→ **Exercise brief**:
Make an exact copy of all the entries, but do not reproduce the pictures.

→ **Charts and diagrams as code**:
━━━

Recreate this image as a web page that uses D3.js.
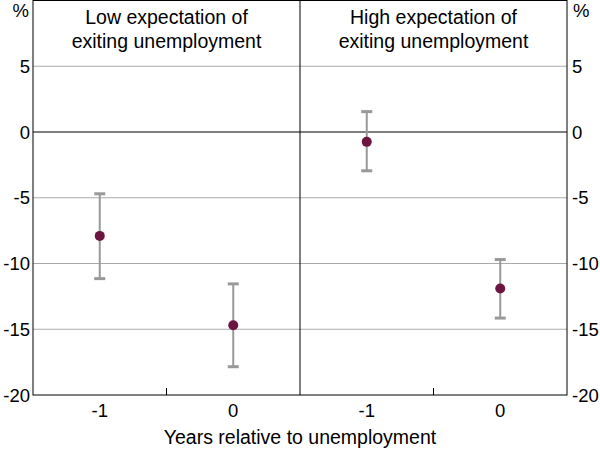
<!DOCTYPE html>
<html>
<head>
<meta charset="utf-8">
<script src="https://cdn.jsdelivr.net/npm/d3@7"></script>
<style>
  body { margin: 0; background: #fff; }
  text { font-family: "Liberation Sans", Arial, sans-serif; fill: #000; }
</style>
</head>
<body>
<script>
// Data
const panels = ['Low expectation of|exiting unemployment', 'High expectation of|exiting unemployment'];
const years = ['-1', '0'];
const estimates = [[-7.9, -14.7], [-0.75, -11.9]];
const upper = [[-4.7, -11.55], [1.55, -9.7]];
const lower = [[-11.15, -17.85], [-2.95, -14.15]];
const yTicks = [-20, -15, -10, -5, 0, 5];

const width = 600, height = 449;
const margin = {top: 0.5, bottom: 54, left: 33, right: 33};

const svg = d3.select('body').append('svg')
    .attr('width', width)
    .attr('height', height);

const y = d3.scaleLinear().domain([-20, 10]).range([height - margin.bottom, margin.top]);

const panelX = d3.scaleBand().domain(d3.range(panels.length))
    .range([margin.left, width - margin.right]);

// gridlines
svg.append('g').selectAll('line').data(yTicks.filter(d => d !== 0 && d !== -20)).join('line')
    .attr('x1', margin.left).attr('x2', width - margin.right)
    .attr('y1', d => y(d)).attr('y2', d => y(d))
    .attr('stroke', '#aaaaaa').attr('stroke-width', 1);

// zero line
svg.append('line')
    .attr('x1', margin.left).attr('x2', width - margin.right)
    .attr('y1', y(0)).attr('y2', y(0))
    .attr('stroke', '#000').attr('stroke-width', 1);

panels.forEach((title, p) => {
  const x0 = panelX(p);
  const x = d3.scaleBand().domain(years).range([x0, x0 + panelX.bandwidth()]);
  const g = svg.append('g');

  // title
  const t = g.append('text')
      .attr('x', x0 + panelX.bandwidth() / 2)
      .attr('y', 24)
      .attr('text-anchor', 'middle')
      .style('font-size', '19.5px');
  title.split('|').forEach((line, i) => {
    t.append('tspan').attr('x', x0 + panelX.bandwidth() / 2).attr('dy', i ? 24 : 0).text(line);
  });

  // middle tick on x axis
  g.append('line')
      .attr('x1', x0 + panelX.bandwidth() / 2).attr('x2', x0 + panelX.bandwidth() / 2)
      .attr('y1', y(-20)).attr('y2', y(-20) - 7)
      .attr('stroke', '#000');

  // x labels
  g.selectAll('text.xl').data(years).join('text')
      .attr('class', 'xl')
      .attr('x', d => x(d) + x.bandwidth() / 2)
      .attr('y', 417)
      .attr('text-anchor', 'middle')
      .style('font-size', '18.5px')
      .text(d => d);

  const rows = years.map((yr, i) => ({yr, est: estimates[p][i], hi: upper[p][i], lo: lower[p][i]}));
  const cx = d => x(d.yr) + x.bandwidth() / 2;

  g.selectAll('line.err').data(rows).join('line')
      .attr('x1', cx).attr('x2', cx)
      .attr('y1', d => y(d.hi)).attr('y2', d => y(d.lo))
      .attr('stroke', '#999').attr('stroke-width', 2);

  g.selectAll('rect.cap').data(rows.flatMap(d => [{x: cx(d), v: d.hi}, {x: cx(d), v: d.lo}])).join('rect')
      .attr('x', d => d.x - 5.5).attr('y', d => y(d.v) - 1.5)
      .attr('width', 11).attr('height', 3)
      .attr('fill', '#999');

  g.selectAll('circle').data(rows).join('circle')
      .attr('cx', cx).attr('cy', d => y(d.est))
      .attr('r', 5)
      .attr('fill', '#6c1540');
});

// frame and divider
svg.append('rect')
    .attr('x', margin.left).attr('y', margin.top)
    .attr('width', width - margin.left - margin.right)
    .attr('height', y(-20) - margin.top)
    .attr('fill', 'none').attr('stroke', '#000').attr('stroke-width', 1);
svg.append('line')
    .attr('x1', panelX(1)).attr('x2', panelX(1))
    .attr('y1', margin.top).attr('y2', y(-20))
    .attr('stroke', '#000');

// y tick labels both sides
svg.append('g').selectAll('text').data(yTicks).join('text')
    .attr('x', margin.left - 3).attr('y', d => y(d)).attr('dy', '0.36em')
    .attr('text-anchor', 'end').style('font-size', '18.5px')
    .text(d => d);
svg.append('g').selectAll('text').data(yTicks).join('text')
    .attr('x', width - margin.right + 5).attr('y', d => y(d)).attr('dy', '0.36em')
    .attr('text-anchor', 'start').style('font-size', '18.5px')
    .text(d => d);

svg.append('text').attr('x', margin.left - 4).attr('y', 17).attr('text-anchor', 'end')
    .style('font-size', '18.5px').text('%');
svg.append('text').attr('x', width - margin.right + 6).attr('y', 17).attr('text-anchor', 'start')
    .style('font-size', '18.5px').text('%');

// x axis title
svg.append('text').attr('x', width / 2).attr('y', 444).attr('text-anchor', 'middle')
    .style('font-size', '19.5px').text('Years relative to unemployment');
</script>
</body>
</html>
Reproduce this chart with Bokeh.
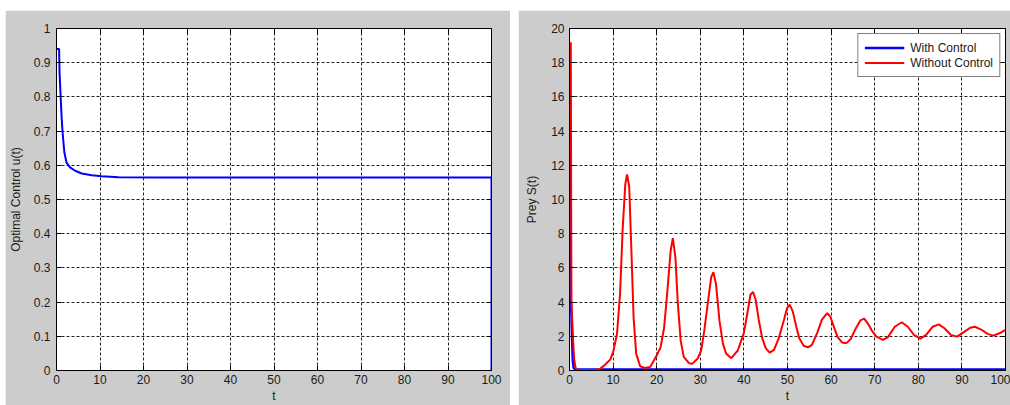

━━━

→ **Answer below**:
Recreate this image as a web page that uses D3.js.
<!DOCTYPE html>
<html>
<head>
<meta charset="utf-8">
<script src="https://cdn.jsdelivr.net/npm/d3@7"></script>
<style>
  body { margin: 0; background: #fff; }
  text { font-family: "Liberation Sans", Arial, sans-serif; fill: #000; }
</style>
</head>
<body>
<script>
// Data
const panels = ['Low expectation of|exiting unemployment', 'High expectation of|exiting unemployment'];
const years = ['-1', '0'];
const estimates = [[-7.9, -14.7], [-0.75, -11.9]];
const upper = [[-4.7, -11.55], [1.55, -9.7]];
const lower = [[-11.15, -17.85], [-2.95, -14.15]];
const yTicks = [-20, -15, -10, -5, 0, 5];

const width = 600, height = 449;
const margin = {top: 0.5, bottom: 54, left: 33, right: 33};

const svg = d3.select('body').append('svg')
    .attr('width', width)
    .attr('height', height);

const y = d3.scaleLinear().domain([-20, 10]).range([height - margin.bottom, margin.top]);

const panelX = d3.scaleBand().domain(d3.range(panels.length))
    .range([margin.left, width - margin.right]);

// gridlines
svg.append('g').selectAll('line').data(yTicks.filter(d => d !== 0 && d !== -20)).join('line')
    .attr('x1', margin.left).attr('x2', width - margin.right)
    .attr('y1', d => y(d)).attr('y2', d => y(d))
    .attr('stroke', '#aaaaaa').attr('stroke-width', 1);

// zero line
svg.append('line')
    .attr('x1', margin.left).attr('x2', width - margin.right)
    .attr('y1', y(0)).attr('y2', y(0))
    .attr('stroke', '#000').attr('stroke-width', 1);

panels.forEach((title, p) => {
  const x0 = panelX(p);
  const x = d3.scaleBand().domain(years).range([x0, x0 + panelX.bandwidth()]);
  const g = svg.append('g');

  // title
  const t = g.append('text')
      .attr('x', x0 + panelX.bandwidth() / 2)
      .attr('y', 24)
      .attr('text-anchor', 'middle')
      .style('font-size', '19.5px');
  title.split('|').forEach((line, i) => {
    t.append('tspan').attr('x', x0 + panelX.bandwidth() / 2).attr('dy', i ? 24 : 0).text(line);
  });

  // middle tick on x axis
  g.append('line')
      .attr('x1', x0 + panelX.bandwidth() / 2).attr('x2', x0 + panelX.bandwidth() / 2)
      .attr('y1', y(-20)).attr('y2', y(-20) - 7)
      .attr('stroke', '#000');

  // x labels
  g.selectAll('text.xl').data(years).join('text')
      .attr('class', 'xl')
      .attr('x', d => x(d) + x.bandwidth() / 2)
      .attr('y', 417)
      .attr('text-anchor', 'middle')
      .style('font-size', '18.5px')
      .text(d => d);

  const rows = years.map((yr, i) => ({yr, est: estimates[p][i], hi: upper[p][i], lo: lower[p][i]}));
  const cx = d => x(d.yr) + x.bandwidth() / 2;

  g.selectAll('line.err').data(rows).join('line')
      .attr('x1', cx).attr('x2', cx)
      .attr('y1', d => y(d.hi)).attr('y2', d => y(d.lo))
      .attr('stroke', '#999').attr('stroke-width', 2);

  g.selectAll('rect.cap').data(rows.flatMap(d => [{x: cx(d), v: d.hi}, {x: cx(d), v: d.lo}])).join('rect')
      .attr('x', d => d.x - 5.5).attr('y', d => y(d.v) - 1.5)
      .attr('width', 11).attr('height', 3)
      .attr('fill', '#999');

  g.selectAll('circle').data(rows).join('circle')
      .attr('cx', cx).attr('cy', d => y(d.est))
      .attr('r', 5)
      .attr('fill', '#6c1540');
});

// frame and divider
svg.append('rect')
    .attr('x', margin.left).attr('y', margin.top)
    .attr('width', width - margin.left - margin.right)
    .attr('height', y(-20) - margin.top)
    .attr('fill', 'none').attr('stroke', '#000').attr('stroke-width', 1);
svg.append('line')
    .attr('x1', panelX(1)).attr('x2', panelX(1))
    .attr('y1', margin.top).attr('y2', y(-20))
    .attr('stroke', '#000');

// y tick labels both sides
svg.append('g').selectAll('text').data(yTicks).join('text')
    .attr('x', margin.left - 3).attr('y', d => y(d)).attr('dy', '0.36em')
    .attr('text-anchor', 'end').style('font-size', '18.5px')
    .text(d => d);
svg.append('g').selectAll('text').data(yTicks).join('text')
    .attr('x', width - margin.right + 5).attr('y', d => y(d)).attr('dy', '0.36em')
    .attr('text-anchor', 'start').style('font-size', '18.5px')
    .text(d => d);

svg.append('text').attr('x', margin.left - 4).attr('y', 17).attr('text-anchor', 'end')
    .style('font-size', '18.5px').text('%');
svg.append('text').attr('x', width - margin.right + 6).attr('y', 17).attr('text-anchor', 'start')
    .style('font-size', '18.5px').text('%');

// x axis title
svg.append('text').attr('x', width / 2).attr('y', 444).attr('text-anchor', 'middle')
    .style('font-size', '19.5px').text('Years relative to unemployment');
</script>
</body>
</html>
Reproduce this chart with Bokeh.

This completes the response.